Renewal or replacement of New START has been complicated by the sharp deterioration in US‑Russia relations following Russia’s full‑scale invasion of Ukraine. In February 2023, the Kremlin announced it would suspend some treaty verification measures while asserting it would continue to respect numerical limits. The five‑year extension agreed by Presidents Joe Biden and Vladimir Putin in 2021 provided temporary breathing room, but with the extension ending and verification dormant, neither side is currently bound by the treaty’s limits unless a new political or legal arrangement is reached.

Short‑Term Options And Risks

With the treaty no longer in force, several outcomes are possible:

  • Rapid “Uploading.” One or both sides could increase the number of warheads mounted on deployed delivery systems, reversing the long post‑Cold War trend of limits on deployed forces.
  • Tacit Restraint. Each side could opt to keep forces at roughly current levels without a public announcement, effectively maintaining the status quo by mutual restraint.
  • Escalating Competition. If mistrust grows, the absence of verification could accelerate qualitative and quantitative arms competition, including new delivery systems or expanded arsenals.

China, New Technologies, And A Changing Landscape

The strategic picture today is more complicated than in 2010. The United States and Russia still account for the majority of global nuclear warheads — each nation possesses roughly several thousand total warheads and deploys about 1,550 strategic warheads — while China’s arsenal is estimated to be growing (commonly cited at roughly 600 warheads, though estimates vary). That rise creates pressure to consider Beijing’s role in future arms‑control conversations, but experts caution against forcing China prematurely into a trilateral deal given the current numerical asymmetry and limited history of nuclear negotiation between Washington and Beijing.

Emerging technologies add both opportunity and risk. Advances in verification tools, remote sensing and data analysis could strengthen monitoring and transparency. At the same time, hypersonic weapons, improved missile mobility, and artificial intelligence applied to command, control, and targeting could erode first‑strike stability and complicate deterrence.

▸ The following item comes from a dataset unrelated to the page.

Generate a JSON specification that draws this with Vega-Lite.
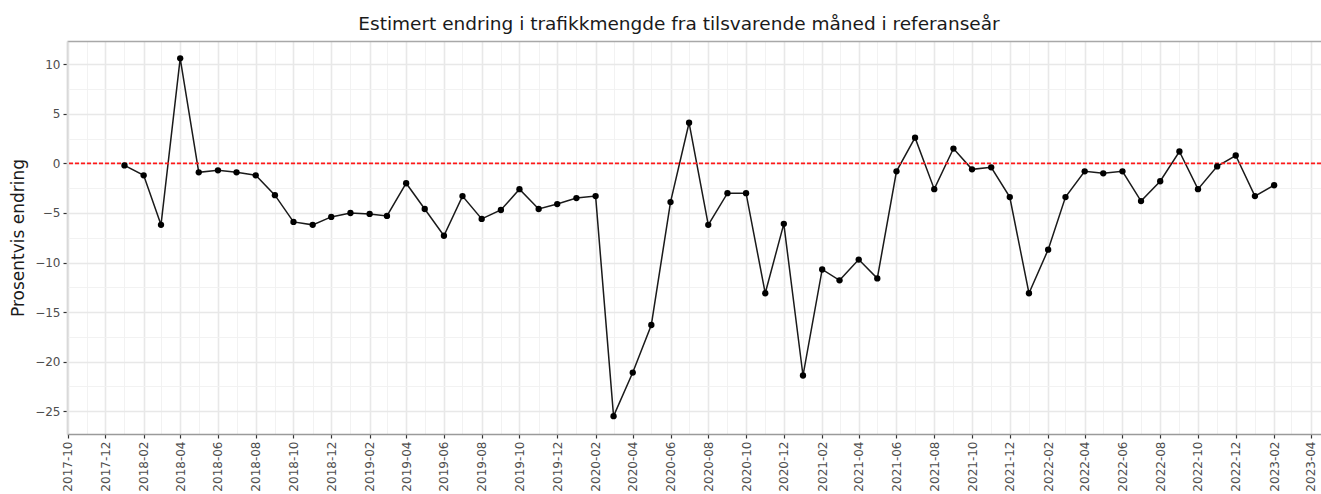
{
  "$schema": "https://vega.github.io/schema/vega-lite/v6.json",
  "width": 1254,
  "height": 393,
  "autosize": {"type": "none"},
  "padding": {"left": 67, "top": 41, "right": 0, "bottom": 60},
  "background": "white",
  "config": {"view": {"stroke": null}, "font": "DejaVu Sans"},
  "title": {"text": "Estimert endring i trafikkmengde fra tilsvarende måned i referanseår", "fontSize": 18.5, "fontWeight": "normal", "color": "#1a1a1a", "font": "DejaVu Sans", "anchor": "middle", "frame": "group", "dx": -15, "offset": 8},
  "data": {"values": [
    {"d": "2018-01-01", "v": -0.2}, {"d": "2018-02-01", "v": -1.2}, {"d": "2018-03-01", "v": -6.2}, {"d": "2018-04-01", "v": 10.6},
    {"d": "2018-05-01", "v": -0.9}, {"d": "2018-06-01", "v": -0.7}, {"d": "2018-07-01", "v": -0.9}, {"d": "2018-08-01", "v": -1.2},
    {"d": "2018-09-01", "v": -3.2}, {"d": "2018-10-01", "v": -5.9}, {"d": "2018-11-01", "v": -6.2}, {"d": "2018-12-01", "v": -5.4},
    {"d": "2019-01-01", "v": -5.0}, {"d": "2019-02-01", "v": -5.1}, {"d": "2019-03-01", "v": -5.3}, {"d": "2019-04-01", "v": -2.0},
    {"d": "2019-05-01", "v": -4.6}, {"d": "2019-06-01", "v": -7.3}, {"d": "2019-07-01", "v": -3.3}, {"d": "2019-08-01", "v": -5.6},
    {"d": "2019-09-01", "v": -4.7}, {"d": "2019-10-01", "v": -2.6}, {"d": "2019-11-01", "v": -4.6}, {"d": "2019-12-01", "v": -4.1},
    {"d": "2020-01-01", "v": -3.5}, {"d": "2020-02-01", "v": -3.3}, {"d": "2020-03-01", "v": -25.5}, {"d": "2020-04-01", "v": -21.1},
    {"d": "2020-05-01", "v": -16.3}, {"d": "2020-06-01", "v": -3.9}, {"d": "2020-07-01", "v": 4.1}, {"d": "2020-08-01", "v": -6.2},
    {"d": "2020-09-01", "v": -3.0}, {"d": "2020-10-01", "v": -3.0}, {"d": "2020-11-01", "v": -13.1}, {"d": "2020-12-01", "v": -6.1},
    {"d": "2021-01-01", "v": -21.4}, {"d": "2021-02-01", "v": -10.7}, {"d": "2021-03-01", "v": -11.8}, {"d": "2021-04-01", "v": -9.7},
    {"d": "2021-05-01", "v": -11.6}, {"d": "2021-06-01", "v": -0.8}, {"d": "2021-07-01", "v": 2.6}, {"d": "2021-08-01", "v": -2.6},
    {"d": "2021-09-01", "v": 1.5}, {"d": "2021-10-01", "v": -0.6}, {"d": "2021-11-01", "v": -0.4}, {"d": "2021-12-01", "v": -3.4},
    {"d": "2022-01-01", "v": -13.1}, {"d": "2022-02-01", "v": -8.7}, {"d": "2022-03-01", "v": -3.4}, {"d": "2022-04-01", "v": -0.8},
    {"d": "2022-05-01", "v": -1.0}, {"d": "2022-06-01", "v": -0.8}, {"d": "2022-07-01", "v": -3.8}, {"d": "2022-08-01", "v": -1.8},
    {"d": "2022-09-01", "v": 1.2}, {"d": "2022-10-01", "v": -2.6}, {"d": "2022-11-01", "v": -0.3}, {"d": "2022-12-01", "v": 0.8},
    {"d": "2023-01-01", "v": -3.3}, {"d": "2023-02-01", "v": -2.2}
  ]},
  "layer": [
    {
      "mark": {"type": "line", "color": "#1a1a1a", "strokeWidth": 1.5},
      "encoding": {
        "x": {
          "field": "d", "type": "temporal",
          "scale": {"type": "utc", "domain": [{"year": 2017, "month": 9, "date": 30, "hours": 4, "utc": true}, {"year": 2023, "month": 4, "date": 17, "hours": 17, "utc": true}]},
          "axis": {
            "orient": "bottom", "title": null,
            "values": [
              {"year": 2017, "month": 10, "date": 1, "utc": true}, {"year": 2017, "month": 12, "date": 1, "utc": true},
              {"year": 2018, "month": 2, "date": 1, "utc": true}, {"year": 2018, "month": 4, "date": 1, "utc": true}, {"year": 2018, "month": 6, "date": 1, "utc": true}, {"year": 2018, "month": 8, "date": 1, "utc": true}, {"year": 2018, "month": 10, "date": 1, "utc": true}, {"year": 2018, "month": 12, "date": 1, "utc": true},
              {"year": 2019, "month": 2, "date": 1, "utc": true}, {"year": 2019, "month": 4, "date": 1, "utc": true}, {"year": 2019, "month": 6, "date": 1, "utc": true}, {"year": 2019, "month": 8, "date": 1, "utc": true}, {"year": 2019, "month": 10, "date": 1, "utc": true}, {"year": 2019, "month": 12, "date": 1, "utc": true},
              {"year": 2020, "month": 2, "date": 1, "utc": true}, {"year": 2020, "month": 4, "date": 1, "utc": true}, {"year": 2020, "month": 6, "date": 1, "utc": true}, {"year": 2020, "month": 8, "date": 1, "utc": true}, {"year": 2020, "month": 10, "date": 1, "utc": true}, {"year": 2020, "month": 12, "date": 1, "utc": true},
              {"year": 2021, "month": 2, "date": 1, "utc": true}, {"year": 2021, "month": 4, "date": 1, "utc": true}, {"year": 2021, "month": 6, "date": 1, "utc": true}, {"year": 2021, "month": 8, "date": 1, "utc": true}, {"year": 2021, "month": 10, "date": 1, "utc": true}, {"year": 2021, "month": 12, "date": 1, "utc": true},
              {"year": 2022, "month": 2, "date": 1, "utc": true}, {"year": 2022, "month": 4, "date": 1, "utc": true}, {"year": 2022, "month": 6, "date": 1, "utc": true}, {"year": 2022, "month": 8, "date": 1, "utc": true}, {"year": 2022, "month": 10, "date": 1, "utc": true}, {"year": 2022, "month": 12, "date": 1, "utc": true},
              {"year": 2023, "month": 2, "date": 1, "utc": true}, {"year": 2023, "month": 4, "date": 1, "utc": true}
            ],
            "labelExpr": "utcFormat(datum.value, '%Y-%m')",
            "labelAngle": -90, "labelFontSize": 12, "labelColor": "#4d4d4d", "labelPadding": 3, "labelOverlap": false, "labelFont": "DejaVu Sans",
            "tickColor": "#333333", "tickSize": 4, "tickWidth": 1.2,
            "domainColor": "#9a9a9a", "domainWidth": 1.6,
            "grid": true, "gridColor": "#e8e8e8", "gridWidth": 1.6
          }
        },
        "y": {
          "field": "v", "type": "quantitative",
          "scale": {"domain": [-27.3, 12.35], "nice": false, "zero": false},
          "axis": {
            "orient": "left", "title": "Prosentvis endring", "titleFontSize": 17, "titleFontWeight": "normal", "titleColor": "#1a1a1a", "titleFont": "DejaVu Sans", "titlePadding": 7,
            "values": [-25, -20, -15, -10, -5, 0, 5, 10],
            "labelFontSize": 12, "labelColor": "#4d4d4d", "labelPadding": 3, "labelFont": "DejaVu Sans",
            "tickColor": "#333333", "tickSize": 4, "tickWidth": 1.2,
            "domainColor": "#d9d9d9", "domainWidth": 1.8,
            "grid": true, "gridColor": "#e8e8e8", "gridWidth": 1.6
          }
        }
      }
    },
    {
      "data": {"values": [{"z": 0}]},
      "mark": {"type": "rule", "color": "#ff1a1a", "strokeDash": [4, 2], "strokeWidth": 1.8},
      "encoding": {"y": {"field": "z", "type": "quantitative", "axis": null}}
    },
    {
      "mark": {"type": "point", "filled": true, "color": "black", "size": 40, "opacity": 1},
      "encoding": {
        "x": {
          "field": "d", "type": "temporal",
          "axis": {
            "orient": "top", "title": null, "labels": false, "ticks": false,
            "values": [
              {"year": 2017, "month": 11, "date": 1, "utc": true},
              {"year": 2018, "month": 1, "date": 1, "utc": true}, {"year": 2018, "month": 3, "date": 1, "utc": true}, {"year": 2018, "month": 5, "date": 1, "utc": true}, {"year": 2018, "month": 7, "date": 1, "utc": true}, {"year": 2018, "month": 9, "date": 1, "utc": true}, {"year": 2018, "month": 11, "date": 1, "utc": true},
              {"year": 2019, "month": 1, "date": 1, "utc": true}, {"year": 2019, "month": 3, "date": 1, "utc": true}, {"year": 2019, "month": 5, "date": 1, "utc": true}, {"year": 2019, "month": 7, "date": 1, "utc": true}, {"year": 2019, "month": 9, "date": 1, "utc": true}, {"year": 2019, "month": 11, "date": 1, "utc": true},
              {"year": 2020, "month": 1, "date": 1, "utc": true}, {"year": 2020, "month": 3, "date": 1, "utc": true}, {"year": 2020, "month": 5, "date": 1, "utc": true}, {"year": 2020, "month": 7, "date": 1, "utc": true}, {"year": 2020, "month": 9, "date": 1, "utc": true}, {"year": 2020, "month": 11, "date": 1, "utc": true},
              {"year": 2021, "month": 1, "date": 1, "utc": true}, {"year": 2021, "month": 3, "date": 1, "utc": true}, {"year": 2021, "month": 5, "date": 1, "utc": true}, {"year": 2021, "month": 7, "date": 1, "utc": true}, {"year": 2021, "month": 9, "date": 1, "utc": true}, {"year": 2021, "month": 11, "date": 1, "utc": true},
              {"year": 2022, "month": 1, "date": 1, "utc": true}, {"year": 2022, "month": 3, "date": 1, "utc": true}, {"year": 2022, "month": 5, "date": 1, "utc": true}, {"year": 2022, "month": 7, "date": 1, "utc": true}, {"year": 2022, "month": 9, "date": 1, "utc": true}, {"year": 2022, "month": 11, "date": 1, "utc": true},
              {"year": 2023, "month": 1, "date": 1, "utc": true}, {"year": 2023, "month": 3, "date": 1, "utc": true}
            ],
            "domain": true, "domainColor": "#a8a8a8", "domainWidth": 1.6,
            "grid": true, "gridColor": "#f1f1f1", "gridWidth": 0.9
          }
        },
        "y": {
          "field": "v", "type": "quantitative",
          "axis": {
            "orient": "right", "title": null, "labels": false, "ticks": false, "domain": false,
            "values": [-22.5, -17.5, -12.5, -7.5, -2.5, 2.5, 7.5],
            "grid": true, "gridColor": "#f1f1f1", "gridWidth": 0.9
          }
        }
      }
    }
  ],
  "resolve": {"axis": {"x": "independent", "y": "independent"}}
}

Many strategists emphasize preserving human judgment in nuclear decision‑making as a key safeguard.

Is Diplomacy Still Possible?

Rose Gottemoeller, the chief US negotiator for New START, argues that nuclear diplomacy has historically been insulated from other bilateral crises and that the existential character of nuclear weapons makes them worth talking about even when other relations are frozen. She notes precedents from the Cold War when arms talks continued despite severe disagreements on other issues.

At the same time, practical barriers are real: deteriorated political relations, the suspension of verification, and the Ukraine war make immediate progress difficult. Gottemoeller recommends a pragmatic, phased approach: retain or re‑establish transparency where possible, engage China constructively to clarify intentions rather than rushing it into a three‑party ceiling, and use technological advances to improve verification while guarding against destabilising uses of AI and novel delivery systems.

Bottom Line

The lapse of New START raises meaningful short‑term risks of renewed competition, but it does not make an arms race inevitable. History shows that dedicated political will and careful diplomatic design can recreate constraints and verification frameworks even in difficult times. The immediate challenge is whether Washington, Moscow — and increasingly Beijing — can find the political space to recommit to measures that reduce the risk of miscalculation and uncontrolled escalation.

Note: This article synthesises an interview with Rose Gottemoeller and public reporting on New START. Numbers for arsenals are approximate and based on publicly available estimates.